◆ EXERCISE OBJECTIVE ◆
Count every line that holds the string "chart", then give that number alone.

● ● ● ● ● ● ●

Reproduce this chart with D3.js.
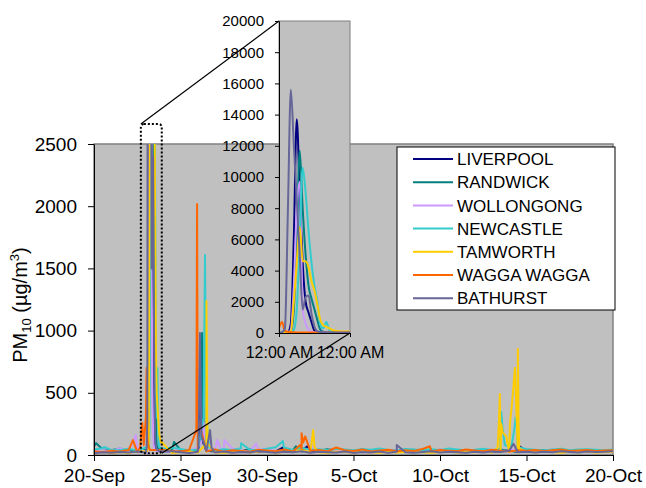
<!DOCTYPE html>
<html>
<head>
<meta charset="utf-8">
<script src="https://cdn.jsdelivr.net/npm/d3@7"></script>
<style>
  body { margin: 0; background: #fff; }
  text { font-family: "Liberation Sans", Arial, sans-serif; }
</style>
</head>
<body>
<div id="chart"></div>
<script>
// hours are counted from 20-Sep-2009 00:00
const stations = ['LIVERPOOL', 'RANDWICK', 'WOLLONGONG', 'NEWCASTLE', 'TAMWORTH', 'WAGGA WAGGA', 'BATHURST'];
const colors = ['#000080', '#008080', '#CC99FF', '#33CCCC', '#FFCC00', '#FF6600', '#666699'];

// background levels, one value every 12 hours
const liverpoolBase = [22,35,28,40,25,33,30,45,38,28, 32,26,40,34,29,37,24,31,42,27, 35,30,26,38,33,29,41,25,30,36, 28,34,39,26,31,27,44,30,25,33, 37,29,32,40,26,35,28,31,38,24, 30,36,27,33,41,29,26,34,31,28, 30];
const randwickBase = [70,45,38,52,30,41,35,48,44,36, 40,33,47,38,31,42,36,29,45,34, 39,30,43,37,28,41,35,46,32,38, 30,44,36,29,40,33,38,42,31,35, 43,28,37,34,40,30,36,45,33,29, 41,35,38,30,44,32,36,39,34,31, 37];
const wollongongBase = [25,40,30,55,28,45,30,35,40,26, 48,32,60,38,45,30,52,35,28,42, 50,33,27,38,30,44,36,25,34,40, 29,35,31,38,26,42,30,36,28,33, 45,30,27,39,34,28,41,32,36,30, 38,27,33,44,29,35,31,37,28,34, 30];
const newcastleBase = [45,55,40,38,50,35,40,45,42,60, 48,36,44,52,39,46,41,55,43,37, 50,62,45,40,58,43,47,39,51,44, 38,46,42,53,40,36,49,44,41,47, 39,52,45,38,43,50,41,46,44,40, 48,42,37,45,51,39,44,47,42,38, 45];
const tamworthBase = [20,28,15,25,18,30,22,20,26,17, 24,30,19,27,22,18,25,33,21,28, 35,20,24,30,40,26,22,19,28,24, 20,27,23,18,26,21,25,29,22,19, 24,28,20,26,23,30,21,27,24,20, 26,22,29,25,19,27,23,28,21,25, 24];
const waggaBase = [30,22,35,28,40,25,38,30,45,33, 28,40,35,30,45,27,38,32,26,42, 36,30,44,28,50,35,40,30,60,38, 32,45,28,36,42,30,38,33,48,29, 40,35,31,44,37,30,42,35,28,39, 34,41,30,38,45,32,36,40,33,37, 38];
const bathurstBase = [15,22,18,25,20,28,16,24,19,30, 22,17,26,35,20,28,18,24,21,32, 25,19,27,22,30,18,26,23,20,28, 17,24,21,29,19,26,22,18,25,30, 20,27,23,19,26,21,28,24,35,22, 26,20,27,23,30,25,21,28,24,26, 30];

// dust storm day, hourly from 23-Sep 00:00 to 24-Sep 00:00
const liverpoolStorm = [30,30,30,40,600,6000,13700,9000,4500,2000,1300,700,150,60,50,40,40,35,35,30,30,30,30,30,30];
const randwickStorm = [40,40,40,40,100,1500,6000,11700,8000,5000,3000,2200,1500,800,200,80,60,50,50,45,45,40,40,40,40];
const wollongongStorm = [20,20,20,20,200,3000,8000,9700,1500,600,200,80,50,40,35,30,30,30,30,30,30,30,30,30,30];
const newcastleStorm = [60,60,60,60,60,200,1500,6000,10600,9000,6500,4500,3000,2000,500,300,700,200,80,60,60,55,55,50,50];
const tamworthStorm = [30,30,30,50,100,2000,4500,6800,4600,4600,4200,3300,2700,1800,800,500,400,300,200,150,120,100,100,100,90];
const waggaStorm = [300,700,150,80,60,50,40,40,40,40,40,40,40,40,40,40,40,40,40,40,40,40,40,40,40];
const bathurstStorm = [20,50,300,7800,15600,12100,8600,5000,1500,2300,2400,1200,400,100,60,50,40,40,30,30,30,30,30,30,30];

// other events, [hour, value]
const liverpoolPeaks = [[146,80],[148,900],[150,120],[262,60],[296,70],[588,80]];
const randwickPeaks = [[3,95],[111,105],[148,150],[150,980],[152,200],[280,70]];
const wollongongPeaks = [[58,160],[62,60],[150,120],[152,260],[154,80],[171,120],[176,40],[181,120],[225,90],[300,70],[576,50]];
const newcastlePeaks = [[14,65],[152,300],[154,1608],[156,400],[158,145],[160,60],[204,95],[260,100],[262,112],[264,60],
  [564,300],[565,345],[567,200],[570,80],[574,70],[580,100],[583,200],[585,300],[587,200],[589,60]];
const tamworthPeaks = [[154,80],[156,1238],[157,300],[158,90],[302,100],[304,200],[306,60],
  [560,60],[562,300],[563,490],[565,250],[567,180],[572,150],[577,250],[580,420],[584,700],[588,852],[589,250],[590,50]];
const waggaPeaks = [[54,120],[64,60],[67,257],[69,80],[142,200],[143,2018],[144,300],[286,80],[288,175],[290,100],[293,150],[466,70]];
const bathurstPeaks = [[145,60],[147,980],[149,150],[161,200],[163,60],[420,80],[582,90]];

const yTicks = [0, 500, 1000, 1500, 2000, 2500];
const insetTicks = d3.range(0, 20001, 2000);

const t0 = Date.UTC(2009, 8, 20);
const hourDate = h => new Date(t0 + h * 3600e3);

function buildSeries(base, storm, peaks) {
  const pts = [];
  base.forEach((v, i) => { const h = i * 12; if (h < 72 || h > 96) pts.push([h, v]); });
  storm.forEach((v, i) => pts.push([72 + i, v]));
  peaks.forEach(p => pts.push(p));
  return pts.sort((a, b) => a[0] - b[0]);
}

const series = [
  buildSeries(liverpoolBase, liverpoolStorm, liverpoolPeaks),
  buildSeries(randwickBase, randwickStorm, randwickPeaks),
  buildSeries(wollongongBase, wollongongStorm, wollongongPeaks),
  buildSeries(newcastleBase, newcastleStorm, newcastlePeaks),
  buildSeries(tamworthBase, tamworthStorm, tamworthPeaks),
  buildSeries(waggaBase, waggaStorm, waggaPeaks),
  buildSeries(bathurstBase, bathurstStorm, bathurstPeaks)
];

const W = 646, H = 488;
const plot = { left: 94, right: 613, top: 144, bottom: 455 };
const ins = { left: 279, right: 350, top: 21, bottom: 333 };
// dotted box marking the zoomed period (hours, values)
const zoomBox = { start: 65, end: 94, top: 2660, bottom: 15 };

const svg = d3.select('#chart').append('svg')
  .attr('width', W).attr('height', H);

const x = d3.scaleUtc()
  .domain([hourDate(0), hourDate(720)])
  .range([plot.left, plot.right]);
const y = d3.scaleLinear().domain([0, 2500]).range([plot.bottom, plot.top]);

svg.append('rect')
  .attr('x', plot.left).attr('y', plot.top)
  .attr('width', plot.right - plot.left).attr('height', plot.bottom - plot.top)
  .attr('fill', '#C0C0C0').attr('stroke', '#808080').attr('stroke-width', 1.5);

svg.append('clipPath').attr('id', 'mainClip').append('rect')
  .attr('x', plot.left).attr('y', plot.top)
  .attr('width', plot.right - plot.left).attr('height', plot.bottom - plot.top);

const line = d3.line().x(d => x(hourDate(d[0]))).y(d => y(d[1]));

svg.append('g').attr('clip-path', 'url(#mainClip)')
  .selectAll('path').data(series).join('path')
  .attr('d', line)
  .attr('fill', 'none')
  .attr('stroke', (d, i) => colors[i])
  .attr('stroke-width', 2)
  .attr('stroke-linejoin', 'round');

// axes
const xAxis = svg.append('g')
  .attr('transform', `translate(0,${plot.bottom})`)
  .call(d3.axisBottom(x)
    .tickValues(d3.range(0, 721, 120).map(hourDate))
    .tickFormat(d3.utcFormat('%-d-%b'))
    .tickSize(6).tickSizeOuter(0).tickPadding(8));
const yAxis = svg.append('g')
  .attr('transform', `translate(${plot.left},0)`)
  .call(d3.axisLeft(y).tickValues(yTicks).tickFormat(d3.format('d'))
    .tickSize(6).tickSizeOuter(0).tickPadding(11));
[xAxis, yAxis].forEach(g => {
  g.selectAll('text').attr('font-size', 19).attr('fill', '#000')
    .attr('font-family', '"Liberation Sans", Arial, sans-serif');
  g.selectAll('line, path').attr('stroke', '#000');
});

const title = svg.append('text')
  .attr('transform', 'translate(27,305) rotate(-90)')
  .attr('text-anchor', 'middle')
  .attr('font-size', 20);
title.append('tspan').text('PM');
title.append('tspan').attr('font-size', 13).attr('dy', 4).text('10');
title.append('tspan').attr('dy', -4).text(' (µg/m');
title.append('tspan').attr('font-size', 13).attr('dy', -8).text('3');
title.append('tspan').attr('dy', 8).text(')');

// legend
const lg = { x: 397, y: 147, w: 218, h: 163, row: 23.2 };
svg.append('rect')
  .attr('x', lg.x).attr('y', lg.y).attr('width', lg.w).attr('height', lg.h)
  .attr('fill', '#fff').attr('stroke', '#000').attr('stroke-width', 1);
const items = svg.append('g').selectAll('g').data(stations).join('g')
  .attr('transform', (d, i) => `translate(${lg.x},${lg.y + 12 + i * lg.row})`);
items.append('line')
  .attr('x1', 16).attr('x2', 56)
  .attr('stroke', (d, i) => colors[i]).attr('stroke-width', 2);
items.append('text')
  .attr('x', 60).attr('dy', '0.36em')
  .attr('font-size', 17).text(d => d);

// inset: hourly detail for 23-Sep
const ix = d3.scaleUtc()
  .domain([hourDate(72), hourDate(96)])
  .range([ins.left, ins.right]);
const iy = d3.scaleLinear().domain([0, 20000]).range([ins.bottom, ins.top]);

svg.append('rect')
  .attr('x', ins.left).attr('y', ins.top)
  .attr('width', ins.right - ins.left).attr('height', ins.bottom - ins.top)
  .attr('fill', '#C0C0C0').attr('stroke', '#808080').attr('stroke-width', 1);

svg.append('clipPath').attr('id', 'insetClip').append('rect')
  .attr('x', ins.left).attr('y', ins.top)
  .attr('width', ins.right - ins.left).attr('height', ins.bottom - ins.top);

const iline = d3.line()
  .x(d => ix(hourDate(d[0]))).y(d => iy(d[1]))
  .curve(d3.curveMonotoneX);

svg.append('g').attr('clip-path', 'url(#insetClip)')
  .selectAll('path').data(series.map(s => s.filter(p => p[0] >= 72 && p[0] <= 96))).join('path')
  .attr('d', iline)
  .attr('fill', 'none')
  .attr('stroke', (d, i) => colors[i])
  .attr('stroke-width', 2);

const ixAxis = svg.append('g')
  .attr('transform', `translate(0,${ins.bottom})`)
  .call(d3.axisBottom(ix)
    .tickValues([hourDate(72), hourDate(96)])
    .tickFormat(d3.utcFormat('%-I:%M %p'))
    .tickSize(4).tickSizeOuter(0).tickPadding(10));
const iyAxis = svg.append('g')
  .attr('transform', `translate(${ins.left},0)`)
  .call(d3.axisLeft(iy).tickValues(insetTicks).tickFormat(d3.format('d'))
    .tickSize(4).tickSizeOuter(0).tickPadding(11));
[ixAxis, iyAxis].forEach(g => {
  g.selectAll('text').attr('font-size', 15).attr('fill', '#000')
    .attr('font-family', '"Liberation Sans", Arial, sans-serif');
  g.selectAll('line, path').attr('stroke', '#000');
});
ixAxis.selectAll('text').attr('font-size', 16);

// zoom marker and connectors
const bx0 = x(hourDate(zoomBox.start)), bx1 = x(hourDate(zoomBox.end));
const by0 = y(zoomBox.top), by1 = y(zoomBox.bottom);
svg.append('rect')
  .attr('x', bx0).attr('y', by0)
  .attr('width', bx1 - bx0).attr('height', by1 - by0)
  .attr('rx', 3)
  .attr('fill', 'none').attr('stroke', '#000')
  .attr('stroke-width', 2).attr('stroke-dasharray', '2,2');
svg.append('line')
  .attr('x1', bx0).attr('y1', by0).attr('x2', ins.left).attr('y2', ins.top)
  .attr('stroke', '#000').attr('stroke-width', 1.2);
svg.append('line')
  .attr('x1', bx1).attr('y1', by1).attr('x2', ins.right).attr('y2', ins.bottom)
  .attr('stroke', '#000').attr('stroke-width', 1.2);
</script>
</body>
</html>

● ● ● ● ● ● ●

◆ RESULT BELOW ◆
3